Model-free adaptive optimal controller design for aeroelastic system with input constraints

In this thesis, an innovative model-free adaptive control strategy based on a multi-observer technique that takes advantage of input/output measurement data is proposed for the aeroelastic system of the two degree of freedom pitch-plunge wing, and this unknown complicated nonlinear system is a general multi-input multi-output plant with input constraints. In this algorithm, the multi-observer technique is applied to estimate the value of the pseudopartial derivative parameter matrix in the approach of the compact form dynamic linearization designed to linearize the model of the two-dimensional wing-flap system with input constraints. At the same time, this model-free adaptive control method consists of the approximate internal model and the optimal controller. Moreover, this control scheme is based on the linear matrix inequalities, which is a kind of real-time computation.
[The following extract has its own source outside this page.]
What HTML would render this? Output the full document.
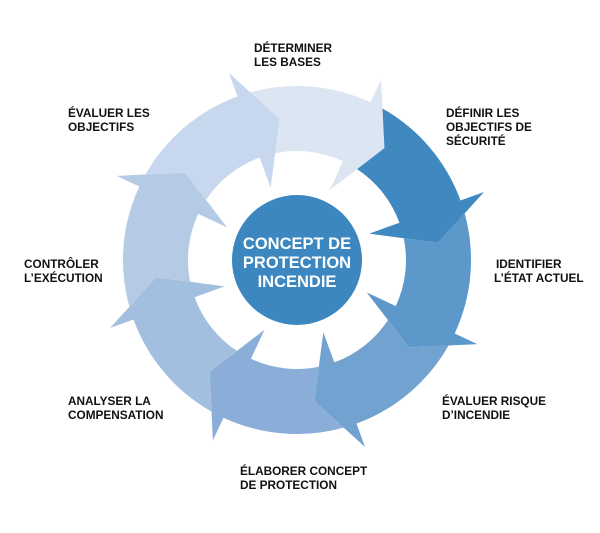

In the design process for controlling this two-dimensional wing-flap system in the condition that the control inputs are subjected to amplitude and change rate limits, the problem of the dynamic control is transformed into the optimization problem, which can minimize the performance index. Finally, simulation results for the two-dimensional wing-flap system with input constraints can demonstrate the availability and potential of the presented multi-observer-based model-free optimal control strategy for unknown nonlinear multi-input multi-output system with input saturation.